“And the LORD spake unto Moses, saying, Speak unto Eleazar the son of Aaron the priest, that he take up the censers out of the burning, and scatter thou the fire yonder; for they are hallowed. The censers of these sinners against their own souls, let them make them broad plates for a covering of the altar: for they offered them before the LORD, therefore they are hallowed: and they shall be a sign unto the children of Israel.
And Eleazar the priest took the brazen censers, wherewith they that were burnt had offered; and they were made broad plates for a covering of the altar: To be a memorial unto the children of Israel, that no stranger, which is not of the seed of Aaron, come near to offer incense before the LORD; that he be not as Korah, and as his company: as the LORD said to him by the hand of Moses.” (Numbers 16:36-40)
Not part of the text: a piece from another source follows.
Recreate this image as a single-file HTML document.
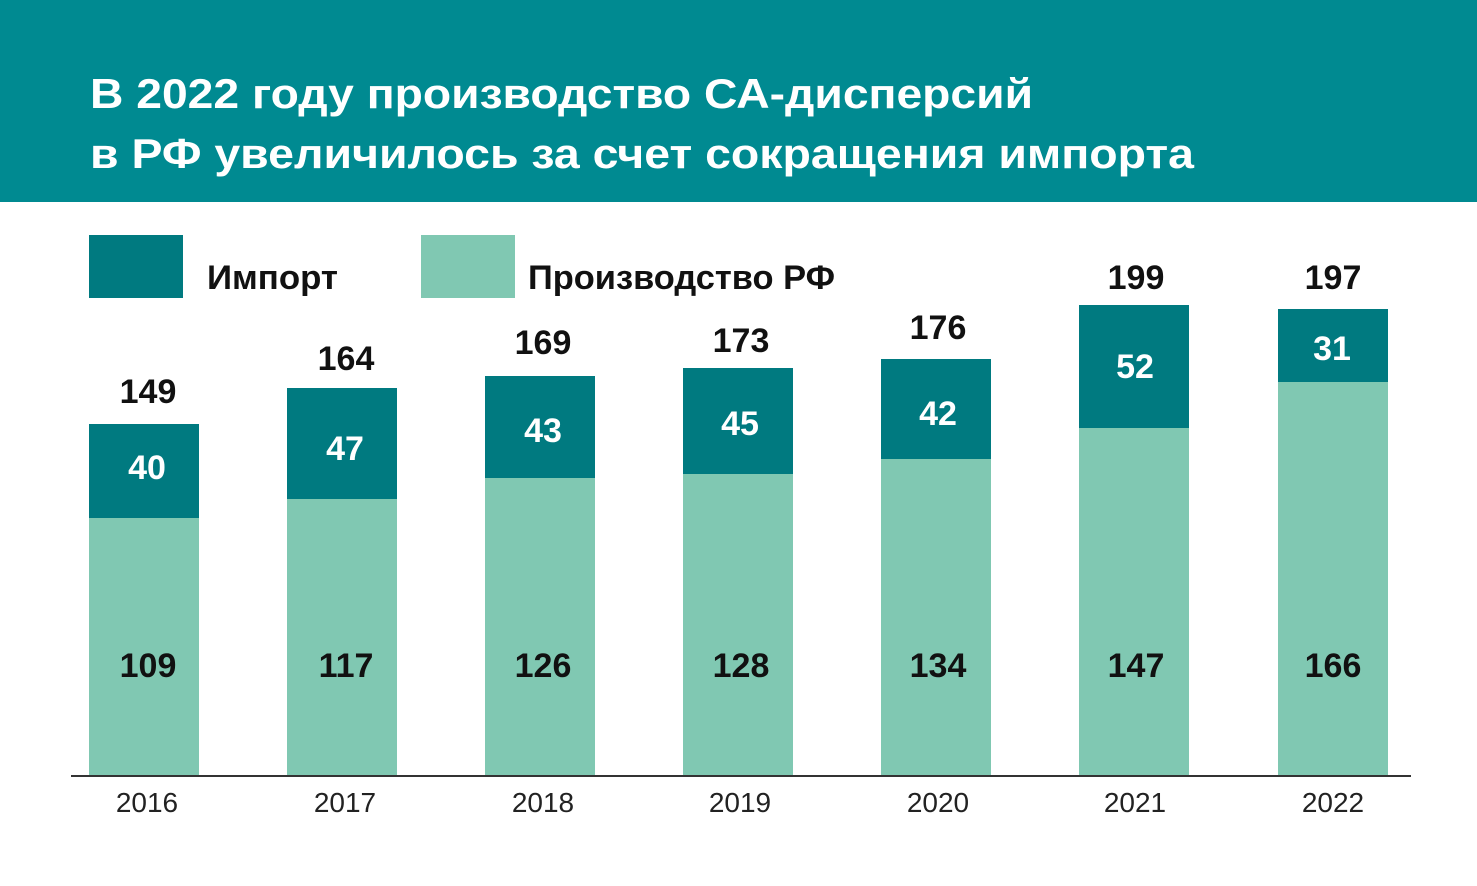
<!DOCTYPE html>
<html><head><meta charset="utf-8"><style>
body{margin:0;background:#fff}
svg{display:block}
text{font-family:"Liberation Sans","DejaVu Sans",sans-serif}
.b{font-weight:bold}
</style></head><body>
<svg width="1477" height="886" viewBox="0 0 1477 886">
<rect x="0" y="0" width="1477" height="202" fill="#008a91"/>
<text x="90" y="108" class="b" font-size="42" fill="#fff" textLength="943" lengthAdjust="spacingAndGlyphs">В 2022 году производство СА-дисперсий</text>
<text x="90" y="168" class="b" font-size="42" fill="#fff" textLength="1104" lengthAdjust="spacingAndGlyphs">в РФ увеличилось за счет сокращения импорта</text>
<rect x="89" y="235" width="94" height="63" fill="#007a80"/>
<text x="207" y="289" class="b" font-size="34" fill="#111" textLength="131" lengthAdjust="spacingAndGlyphs">Импорт</text>
<rect x="421" y="235" width="94" height="63" fill="#80c8b2"/>
<text x="528" y="289" class="b" font-size="34" fill="#111" textLength="307" lengthAdjust="spacingAndGlyphs">Производство РФ</text>
<g font-size="34" class="b" text-anchor="middle">
<!-- bars: x, top, split -->
<rect x="89" y="424" width="110" height="94" fill="#007a80"/><rect x="89" y="518" width="110" height="258" fill="#80c8b2"/>
<text x="148" y="403" fill="#111">149</text><text x="147" y="479" fill="#fff">40</text><text x="148" y="677" fill="#111">109</text>
<rect x="287" y="388" width="110" height="111" fill="#007a80"/><rect x="287" y="499" width="110" height="277" fill="#80c8b2"/>
<text x="346" y="370" fill="#111">164</text><text x="345" y="460" fill="#fff">47</text><text x="346" y="677" fill="#111">117</text>
<rect x="485" y="376" width="110" height="102" fill="#007a80"/><rect x="485" y="478" width="110" height="298" fill="#80c8b2"/>
<text x="543" y="354" fill="#111">169</text><text x="543" y="442" fill="#fff">43</text><text x="543" y="677" fill="#111">126</text>
<rect x="683" y="368" width="110" height="106" fill="#007a80"/><rect x="683" y="474" width="110" height="302" fill="#80c8b2"/>
<text x="741" y="352" fill="#111">173</text><text x="740" y="435" fill="#fff">45</text><text x="741" y="677" fill="#111">128</text>
<rect x="881" y="359" width="110" height="100" fill="#007a80"/><rect x="881" y="459" width="110" height="317" fill="#80c8b2"/>
<text x="938" y="339" fill="#111">176</text><text x="938" y="425" fill="#fff">42</text><text x="938" y="677" fill="#111">134</text>
<rect x="1079" y="305" width="110" height="123" fill="#007a80"/><rect x="1079" y="428" width="110" height="348" fill="#80c8b2"/>
<text x="1136" y="289" fill="#111">199</text><text x="1135" y="378" fill="#fff">52</text><text x="1136" y="677" fill="#111">147</text>
<rect x="1278" y="309" width="110" height="73" fill="#007a80"/><rect x="1278" y="382" width="110" height="394" fill="#80c8b2"/>
<text x="1333" y="289" fill="#111">197</text><text x="1332" y="360" fill="#fff">31</text><text x="1333" y="677" fill="#111">166</text>
</g>
<rect x="71" y="775" width="1340" height="2" fill="#333"/>
<g font-size="28" text-anchor="middle" fill="#222">
<text x="147" y="812">2016</text><text x="345" y="812">2017</text><text x="543" y="812">2018</text><text x="740" y="812">2019</text><text x="938" y="812">2020</text><text x="1135" y="812">2021</text><text x="1333" y="812">2022</text>
</g>
</svg>
</body></html>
While the two hundred fifty followers of Korah had been in rebellion against God, they were offering the sacrifices to God. The sacrifices were an abomination to him as we see in Proverbs 21:27. “The sacrifice of the wicked is abomination: how much more, when he bringeth it with a wicked mind?” Never the less, the items had been dedicated to God and should not be used for other purposes. They were to be hammered out into flat plates to prevent being mistaken as acceptable implements of worship, and placed on the brazen altar as a reminder of the consequences of ignoring God’s plan and instructions.
“But on the morrow all the congregation of the children of Israel murmured against Moses and against Aaron, saying, Ye have killed the people of the LORD.” (Numbers 16:41)
The next morning, the people decided that the judgment had been too harsh. After all, they were God’s people who were killed. I am reminded of the lady who was upset that the church fired their pastor because he didn’t meet the standards of I Timothy 3 or Titus 1. After all, it wasn’t fair to hold him to such a high standard. Others have gotten upset when taught that persistent sexual sin or drunkenness required being excluded from the church.
“And it came to pass, when the congregation was gathered against Moses and against Aaron, that they looked toward the tabernacle of the congregation: and, behold, the cloud covered it, and the glory of the LORD appeared. And Moses and Aaron came before the tabernacle of the congregation.
And the LORD spake unto Moses, saying, Get you up from among this congregation, that I may consume them as in a moment. And they fell upon their faces.” (Numbers 16:42-46)
When God heard their accusations and complaints , the glory of God appeared on the Tabernacle and God commanded Moses to get away from the people because he was going to destroy the entire congregation. That a sinful people should accuse God of wickedness was too much. Who are we to judge the creator of the universe? Moses and Aaron fell on their faces praying for God to forgive the people.
“And Moses said unto Aaron, Take a censer, and put fire therein from off the altar, and put on incense, and go quickly unto the congregation, and make an atonement for them: for there is wrath gone out from the LORD; the plague is begun.
And Aaron took as Moses commanded, and ran into the midst of the congregation; and, behold, the plague was begun among the people: and he put on incense, and made an atonement for the people. And he stood between the dead and the living; and the plague was stayed.” (Numbers 16:46-48)
While we can pray and ask God to overlook some sins, some are so serious that only repentance by the guilty can defer judgment. I John 5:16-17 says, “If any man see his brother sin a sin which is not unto death, he shall ask, and he shall give him life for them that sin not unto death. There is a sin unto death: I do not say that he shall pray for it.” Setting ourselves as being better than God crosses the line. Only when sacrifice of prayer was made among the people was the judgment stopped.
“Now they that died in the plague were fourteen thousand and seven hundred, beside them that died about the matter of Korah. And Aaron returned unto Moses unto the door of the tabernacle of the congregation: and the plague was stayed.” (Numbers 16:49-50)
An additional fourteen thousand seven hundred died for claiming that God’s judgment was too harsh. Numerous times over the years, I have seen those who followed God’s standards accused of being too harsh. In the cases where God’s instructions were followed exactly, giving people the opportunity to repent and acting only if they refused, those who complained invariably paid a heavy price for their judgment.
On the other hand, there were cases where people were fired or excluded without following God’s guidelines, and the church or pastor suffered for their behavior. We are to follow God’s directions. Far too often modern Christians are busy telling God how it should be instead.